Canonical labeling to improve compression approach to graph matching
[Thesis]
Mohammad R. Islam
Eberle, William
Tennessee Technological University
2016
63
Committee members: Kosa, Martha; Talbert, Doug
Place of publication: United States, Ann Arbor; ISBN=978-1-369-45317-1
M.S.
Computer Science
Tennessee Technological University
2016
Frequent itemset and sequence mining are known successful data mining approaches for discovering interesting patterns. However, more recently, research efforts have focused on the challenges of discovering frequent patterns in structural data - or data where there is a relationship between entities. One potential solution has involved the use of graph mining, where research has focused on creating efficient and scalable algorithms for frequent subgraph mining. Graph based pattern mining is used in many applications like chemistry, biology, and computer networks, just to name a few. However, with the rise of big data, current research efforts need to focus even more on the issue of scalability in order to be practical in the real-world.
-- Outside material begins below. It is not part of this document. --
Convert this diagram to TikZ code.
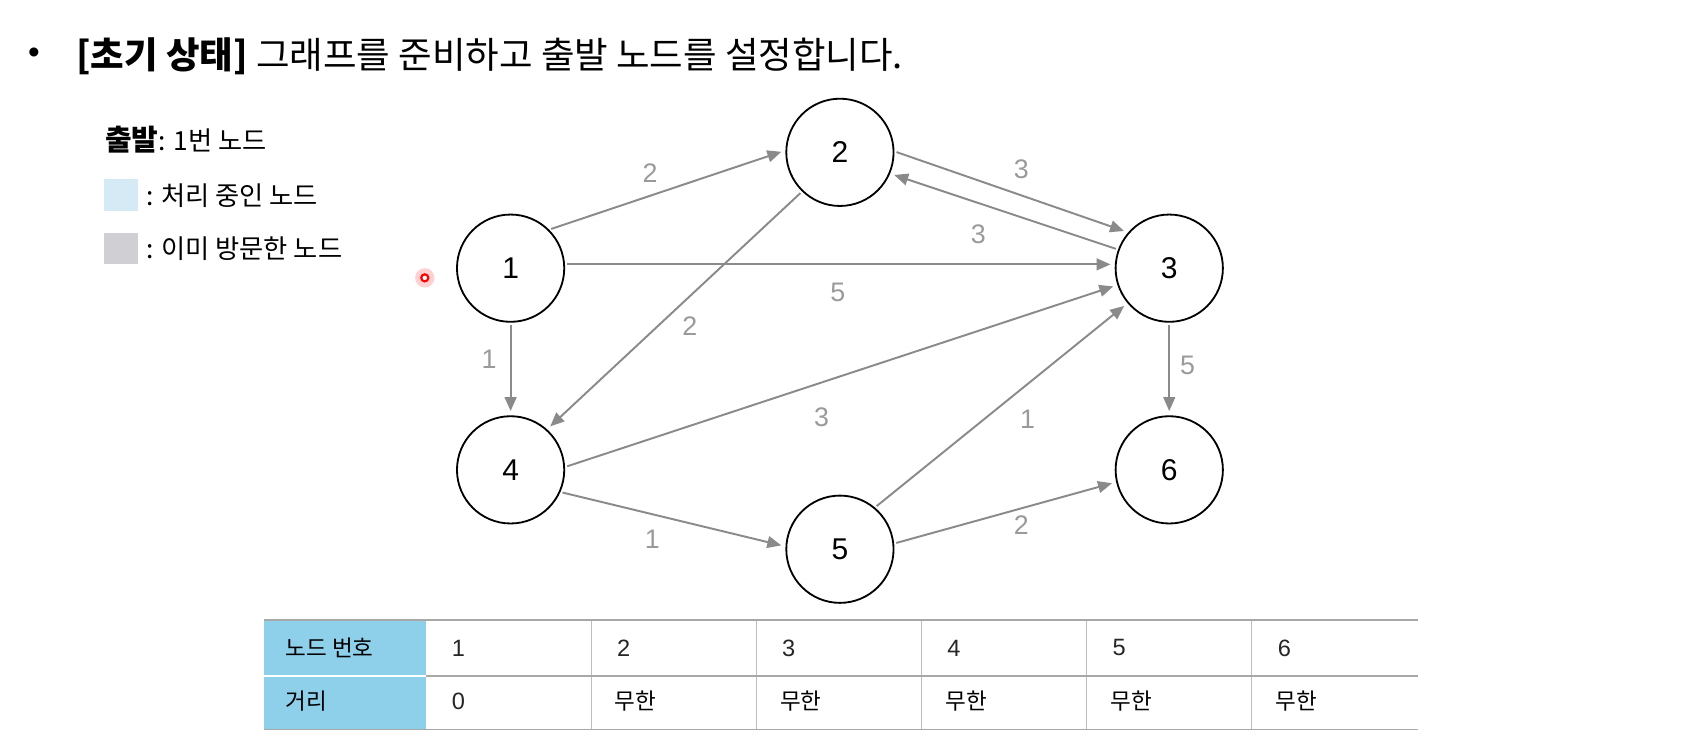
\documentclass[tikz,border=0pt]{standalone}
\usepackage{fontspec}
\setmainfont{Liberation Sans}
\newfontfamily\kr{Noto Sans CJK KR}
\usetikzlibrary{arrows.meta}
\definecolor{edgegray}{HTML}{8A8A8A}
\definecolor{labelgray}{HTML}{9A9A9A}
\definecolor{headblue}{HTML}{8ECFEA}
\definecolor{legblue}{HTML}{D6EAF6}
\definecolor{leggray}{HTML}{D0D0D4}
\definecolor{tline}{HTML}{A8A8A8}
\definecolor{vline}{HTML}{BDBDBD}
\begin{document}
\begin{tikzpicture}[x=1pt,y=-1pt,
  gnode/.style={circle, draw=black, line width=1.7pt, minimum size=100pt, inner sep=0pt, font=\fontsize{28}{30}\selectfont},
  edge/.style={draw=edgegray, line width=1.8pt, -{Triangle[length=13pt,width=11pt]}, shorten >=4pt, shorten <=2pt},
  wlabel/.style={text=labelgray, font=\fontsize{25}{27}\selectfont, inner sep=0pt},
  legtext/.style={anchor=west, inner sep=0pt, font=\kr\fontsize{24.5}{27}\selectfont},
  celltext/.style={anchor=west, inner sep=0pt, text=black!85, font=\fontsize{22}{24}\selectfont},
  cellkr/.style={anchor=west, inner sep=0pt, font=\kr\fontsize{21}{24}\selectfont}]
\useasboundingbox (0,0) rectangle (1568,694);
\fill[white] (0,0) rectangle (1568,694);

% title
\node[anchor=west, inner sep=0pt, font=\fontsize{31}{33}\selectfont] (bullet) at (26,52) {•};
\node[anchor=west, inner sep=0pt, font=\kr\fontsize{34}{37}\selectfont] (title) at (71,52) {{\bfseries [초기 상태]} 그래프를 준비하고 출발 노드를 설정합니다.};

% legend
\node[legtext] (leg1) at (98,130) {{\bfseries\fontsize{27}{29}\selectfont 출발}: 1번 노드};
\fill[legblue] (97,167) rectangle (129,197);
\node[legtext] (leg2) at (136,182) {: 처리 중인 노드};
\fill[leggray] (97,217) rectangle (129,246);
\node[legtext] (leg3) at (136,232) {: 이미 방문한 노드};

% cursor dot
\fill[red!30, opacity=0.6] (396,259) circle (9);
\draw[red, line width=2pt, fill=white] (396,259) circle (3.3);

% graph nodes
\node[gnode] (n1) at (476,250) {1};
\node[gnode] (n2) at (783,142) {2};
\node[gnode] (n3) at (1090,250) {3};
\node[gnode] (n4) at (476,438) {4};
\node[gnode] (n5) at (783,512) {5};
\node[gnode] (n6) at (1090,438) {6};

% edges
\draw[edge] (n1.45) -- (n2.178);
\draw[edge] (n2.1) -- (n3.139);
\draw[edge] (n3.160) -- (n2.-23);
\draw[edge] (n1.4) -- (n3.176);
\draw[edge] (n2.226) -- (n4.48);
\draw[edge] (n1.270) -- (n4.90);
\draw[edge] (n4.3) -- (n3.198);
\draw[edge] (n5.50) -- (n3.220);
\draw[edge] (n3.270) -- (n6.90);
\draw[edge] (n4.-24) -- (n5.177);
\draw[edge] (n5.6) -- (n6.193);

% edge labels
\node[wlabel] (w12) at (606,161) {2};
\node[wlabel] (w23) at (952,158) {3};
\node[wlabel] (w32) at (912,218) {3};
\node[wlabel] (w13) at (781,273) {5};
\node[wlabel] (w24) at (643,304) {2};
\node[wlabel] (w14) at (456,335) {1};
\node[wlabel] (w43) at (766,389) {3};
\node[wlabel] (w53) at (958,391) {1};
\node[wlabel] (w36) at (1107,341) {5};
\node[wlabel] (w45) at (608,503) {1};
\node[wlabel] (w56) at (952,490) {2};

% table
\fill[headblue] (246,578) rectangle (397,680);
\draw[white, line width=1.5pt] (246,630) -- (397,630);
\foreach \x in {551,705,859,1013,1167} \draw[vline, line width=1pt] (\x,578) -- (\x,680);
\draw[tline, line width=1.6pt] (246,578) -- (1322,578);
\draw[tline, line width=1.6pt] (397,630) -- (1322,630);
\draw[tline, line width=1.6pt] (246,680) -- (1322,680);

\node[cellkr] (h0) at (266,604) {노드 번호};
\node[cellkr] (d0) at (266,654) {거리};
\node[celltext] (h1) at (421,604) {1};
\node[celltext] (h2) at (575,604) {2};
\node[celltext] (h3) at (729,604) {3};
\node[celltext] (h4) at (883,604) {4};
\node[celltext] (h5) at (1037,604) {5};
\node[celltext] (h6) at (1191,604) {6};
\node[celltext] (d1) at (421,654) {0};
\node[cellkr] (d2) at (573,654) {무한};
\node[cellkr] (d3) at (727,654) {무한};
\node[cellkr] (d4) at (881,654) {무한};
\node[cellkr] (d5) at (1035,654) {무한};
\node[cellkr] (d6) at (1189,654) {무한};
\end{tikzpicture}
\end{document}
In this paper, we introduce a new approach for discovering frequent subgraphs in large datasets using a hybrid approach between two of the more popular subgraph mining algorithms. We empirically evaluate our approach on two different publicly available datasets, one representing chemical compounds and the other representing computer networking. From both of them, our algorithm discovers more meaningful frequent patterns than the other two algorithms.